Six former employees and one contractor say Bank of America's mortgage servicing unit consistently lied to homeowners, fraudulently denied loan modifications and offered bonuses to staff for intentionally pushing people into foreclosure, according to a Salon.com report.

The allegations were made in sworn statements added to a civil lawsuit filed in federal court in Massachusetts.

One of the former employees, Erika Brown, said in her statement that the bank's practice was to "string homeowners along with no apparent intention of providing the permanent loan modifications it promises."

Salon explained the process in more detail:

"The government's Home Affordable Modification Program (HAMP), which gave banks cash incentives to modify loans under certain standards, was supposed to streamline the process and help up to 4 million struggling homeowners (to date, active permanent modifications number about 870,000). In reality, Bank of America used it as a tool, say these former employees, to squeeze as much money as possible out of struggling borrowers before eventually foreclosing on them. Borrowers were supposed to make three trial payments before the loan modification became permanent; in actuality, many borrowers would make payments for a year or more, only to find themselves rejected for a permanent modification, and then owing the difference between the trial modification and their original payment."
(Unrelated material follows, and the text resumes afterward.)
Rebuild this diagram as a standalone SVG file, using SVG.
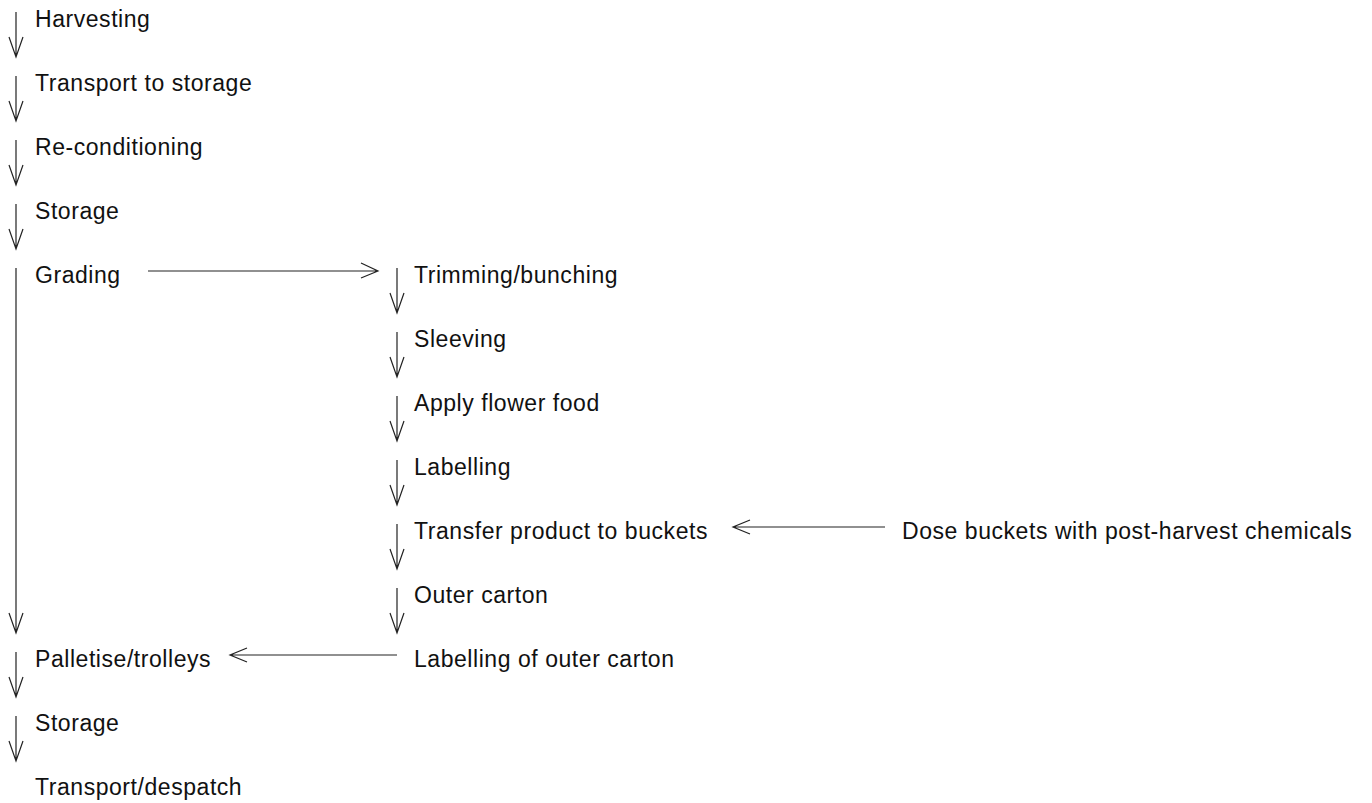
<svg xmlns="http://www.w3.org/2000/svg" width="1372" height="803" viewBox="0 0 1372 803">
<style>
text{font-family:"Liberation Sans",Arial,sans-serif;font-size:23px;letter-spacing:0.55px;fill:#111}
.c line,.c path{stroke:#222;stroke-width:1.2;fill:none}
</style>
<rect width="1372" height="803" fill="#fff"/>
<g class="c" id="connectors">
<path d="M16 12V57M9 37L16 57L23 37"/>
<path d="M16 76V121M9 101L16 121L23 101"/>
<path d="M16 140V185M9 165L16 185L23 165"/>
<path d="M16 204V249M9 229L16 249L23 229"/>
<path d="M16 268V633M9 613L16 633L23 613"/>
<path d="M16 652V697M9 677L16 697L23 677"/>
<path d="M16 716V761M9 741L16 761L23 741"/>
<path d="M397 268V313M390 293L397 313L404 293"/>
<path d="M397 332V377M390 357L397 377L404 357"/>
<path d="M397 396V441M390 421L397 441L404 421"/>
<path d="M397 460V505M390 485L397 505L404 485"/>
<path d="M397 524V569M390 549L397 569L404 549"/>
<path d="M397 588V633M390 613L397 633L404 613"/>
<path d="M148 271H378M361 263L378 271L361 278"/>
<path d="M885 527H733M750 520L733 527L750 534"/>
<path d="M397 655H230M247 648L230 655L247 662"/>
</g>
<g id="n1"><text x="35" y="27">Harvesting</text></g>
<g id="n2"><text x="35" y="91">Transport to storage</text></g>
<g id="n3"><text x="35" y="155">Re-conditioning</text></g>
<g id="n4"><text x="35" y="219">Storage</text></g>
<g id="n5"><text x="35" y="283">Grading</text></g>
<g id="n6"><text x="414" y="283">Trimming/bunching</text></g>
<g id="n7"><text x="414" y="347">Sleeving</text></g>
<g id="n8"><text x="414" y="411">Apply flower food</text></g>
<g id="n9"><text x="414" y="475">Labelling</text></g>
<g id="n10"><text x="414" y="539">Transfer product to buckets</text></g>
<g id="n11"><text x="902" y="539">Dose buckets with post-harvest chemicals</text></g>
<g id="n12"><text x="414" y="603">Outer carton</text></g>
<g id="n13"><text x="414" y="667">Labelling of outer carton</text></g>
<g id="n14"><text x="35" y="667">Palletise/trolleys</text></g>
<g id="n15"><text x="35" y="731">Storage</text></g>
<g id="n16"><text x="35" y="795">Transport/despatch</text></g>
</svg>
The employees' statements went on to describe a system of negligence, falsifying records and mass, systematic rejections of loan modification applications — called a "blitz" — all intended to force borrowers into foreclosure and allow Bank of America to collect additional fees from them.

The statements also described a system of cash bonuses, as well as gift cards for local retailers, offered by senior managers to employees who met quotas for pushing accounts into foreclosure.

Bank of America has said the statements paint a "false picture" of the bank's activities and that they are "rife with inaccuracies."